M&S: Omnichannel talk is cheap, results needed

Marks and Spencer is the quintessential British High Street store, perhaps even one of the most important bellwethers of the UK economy, which makes its struggle to recover from the Great Recession so concerning. So says Manu Tyagi, Associate Partner, Retail and Consumer Goods at Infosys Consulting.

M&S this morning posted a disappointing Q3 2018/19 trading statement. Since 2010, successive CEOs have tried to recapture the company’s lost glory through a range of three-and five-year “turnaround” plans. While these all read well on paper, progress has been painfully slow, especially compared to rivals such as John Lewis, which has recently boasted an increase in sales.

This failure certainly isn’t down to a lack of ambition or a refusal to embrace the opportunities of digital, Tyagi argues. In fact, six years ago M&S was one of the first retailers to announce significant investment in a “digital lab” with 150 dedicated professionals. From its Sparks loyalty programme to gamifying the in-store experience, it seems to be doing the right things.

It has, however, publicly acknowledged that it is behind the curve in digital. With 133 years of history behind it, it suffers from overcapacity, an outdated supply chain, significant rental, wages and operations costs which makes progress slow.

“This iconic British brand could easily turn its fortunes around if it can live up to its vision of delivering larger, digitally-enabled, better-located and inspirational stores for its customers,” Tyagi says. 

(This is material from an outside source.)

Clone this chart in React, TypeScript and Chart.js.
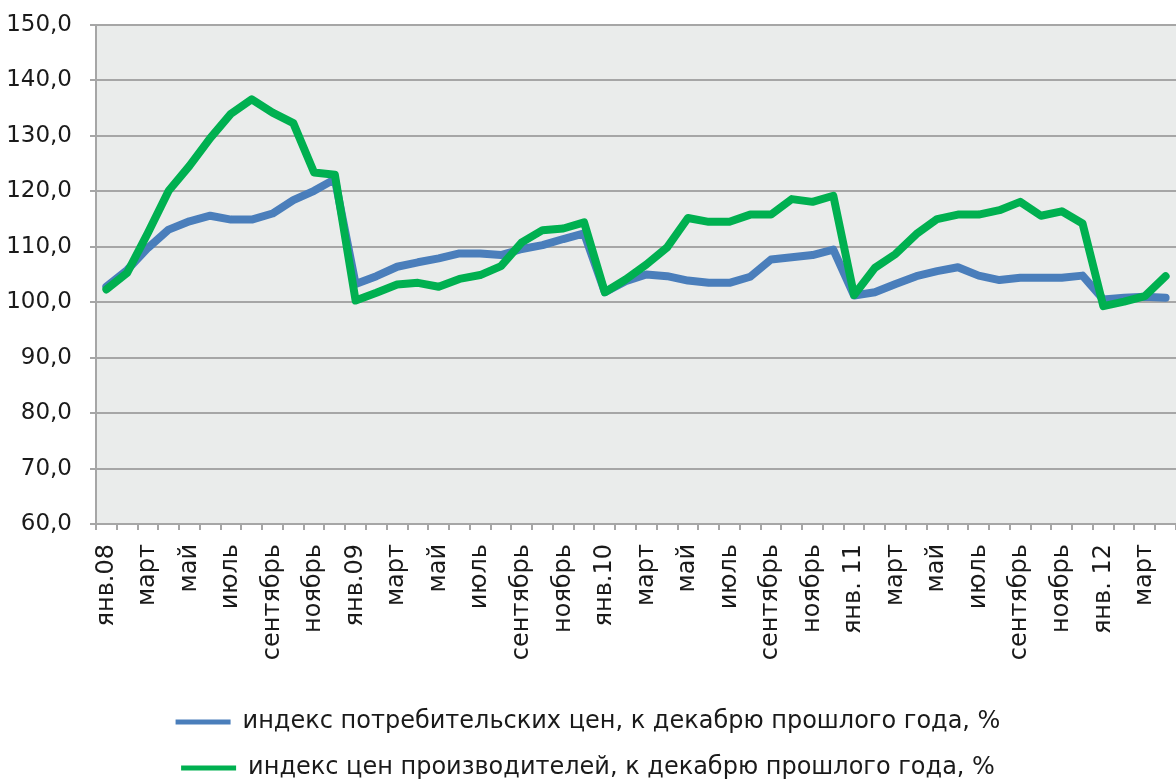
import React, { useEffect, useRef } from "react";
import { Chart, registerables } from "chart.js";

Chart.register(...registerables);

const tickLabels: string[] = [
  "янв.08", "", "март", "", "май", "", "июль", "", "сентябрь", "", "ноябрь", "",
  "янв.09", "", "март", "", "май", "", "июль", "", "сентябрь", "", "ноябрь", "",
  "янв.10", "", "март", "", "май", "", "июль", "", "сентябрь", "", "ноябрь", "",
  "янв. 11", "", "март", "", "май", "", "июль", "", "сентябрь", "", "ноябрь", "",
  "янв. 12", "", "март", "",
];

const cpiValues: number[] = [
  102.8, 105.8, 109.8, 113.1, 114.6, 115.6, 114.9, 114.9, 116.0, 118.4, 120.1, 122.2,
  103.3, 104.7, 106.4, 107.2, 107.9, 108.8, 108.8, 108.5, 109.6, 110.3, 111.4, 112.4,
  101.8, 103.8, 105.0, 104.7, 103.9, 103.5, 103.5, 104.6, 107.7, 108.1, 108.5, 109.5,
  101.2, 101.8, 103.3, 104.7, 105.6, 106.3, 104.8, 104.0, 104.4, 104.4, 104.4, 104.8,
  100.5, 100.8, 101.0, 100.8,
];

const ppiValues: number[] = [
  102.3, 105.3, 112.5, 120.1, 124.6, 129.6, 134.0, 136.6, 134.2, 132.3, 123.4, 123.0,
  100.3, 101.7, 103.2, 103.5, 102.8, 104.2, 104.9, 106.5, 110.8, 113.0, 113.3, 114.4,
  101.8, 104.1, 106.8, 109.9, 115.2, 114.5, 114.5, 115.8, 115.8, 118.6, 118.1, 119.2,
  101.3, 106.2, 108.7, 112.3, 115.0, 115.8, 115.8, 116.6, 118.1, 115.6, 116.4, 114.2,
  99.3, 100.1, 101.1, 104.7,
];

const seriesNames: string[] = [
  "индекс потребительских цен, к декабрю прошлого года, %",
  "индекс цен производителей, к декабрю прошлого года, %",
];

const yMin = 60;
const yMax = 150;
const yStep = 10;

const plotBg = {
  id: "plotBg",
  beforeDraw(chart: any) {
    const { ctx, chartArea } = chart;
    ctx.save();
    ctx.fillStyle = "#eaeceb";
    ctx.fillRect(chartArea.left, chartArea.top, chartArea.right - chartArea.left, chartArea.bottom - chartArea.top);
    ctx.restore();
  },
};

export default function App() {
  const canvasRef = useRef<HTMLCanvasElement | null>(null);

  useEffect(() => {
    if (!canvasRef.current) return;
    const chart = new Chart(canvasRef.current, {
      type: "line",
      data: {
        labels: tickLabels,
        datasets: [
          {
            label: seriesNames[0],
            data: cpiValues,
            borderColor: "#4a7ebb",
            backgroundColor: "#4a7ebb",
            borderWidth: 8,
            pointRadius: 0,
            borderCapStyle: "round",
            borderJoinStyle: "round",
            tension: 0,
            order: 2,
          },
          {
            label: seriesNames[1],
            data: ppiValues,
            borderColor: "#00b050",
            backgroundColor: "#00b050",
            borderWidth: 8,
            pointRadius: 0,
            borderCapStyle: "round",
            borderJoinStyle: "round",
            tension: 0,
            order: 1,
          },
        ],
      },
      options: {
        animation: false,
        responsive: true,
        maintainAspectRatio: false,
        layout: { padding: { top: 25, left: 0, right: 0, bottom: 0 } },
        plugins: {
          tooltip: { enabled: false },
          legend: {
            position: "bottom",
            labels: {
              boxWidth: 55,
              boxHeight: 5,
              padding: 22,
              color: "#1a1a1a",
              font: { family: "'DejaVu Sans'", size: 24 },
              generateLabels(chart: any) {
                return chart.data.datasets.map((ds: any, i: number) => ({
                  text: ds.label,
                  fillStyle: ds.borderColor,
                  strokeStyle: ds.borderColor,
                  lineWidth: 0,
                  hidden: false,
                  datasetIndex: i,
                  fontColor: "#1a1a1a",
                }));
              },
            },
          },
        },
        scales: {
          x: {
            offset: true,
            grid: {
              display: true,
              drawOnChartArea: false,
              drawTicks: true,
              tickLength: 6,
              offset: true,
              color: "#a6a6a6",
              lineWidth: 2,
            },
            border: { display: true, color: "#a6a6a6", width: 2 },
            ticks: {
              autoSkip: false,
              maxRotation: 90,
              minRotation: 90,
              padding: 14,
              color: "#1a1a1a",
              font: { family: "'DejaVu Sans'", size: 24 },
            },
            afterFit(scale: any) {
              scale.height = 164;
              scale.paddingLeft = 0;
              scale.paddingRight = 0;
            },
          },
          y: {
            min: yMin,
            max: yMax,
            grid: {
              color: "#a6a6a6",
              lineWidth: 2,
              tickLength: 6,
            },
            border: { display: true, color: "#a6a6a6", width: 2 },
            ticks: {
              stepSize: yStep,
              padding: 18,
              color: "#1a1a1a",
              font: { family: "'DejaVu Sans'", size: 23 },
              callback: (v: any) => Number(v).toFixed(1).replace(".", ","),
            },
            afterFit(scale: any) {
              scale.width = 96;
              scale.paddingTop = 0;
              scale.paddingBottom = 0;
            },
          },
        },
      },
      plugins: [plotBg],
    });
    return () => chart.destroy();
  }, []);

  return (
    <div style={{ position: "fixed", left: 0, top: 0, width: 1176, height: 790, background: "#fff" }}>
      <canvas ref={canvasRef} />
    </div>
  );
}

“It’s saying all the right things about enabling more delivery options and enabling a seamless experience across the physical and digital worlds. But talk is cheap. Industry watchers will judge success on the evidence, looking for better clothing sales, growth in home delivery for food, and (perhaps most importantly) whether it manages to make its loyal consumers spend more either in-store or online.”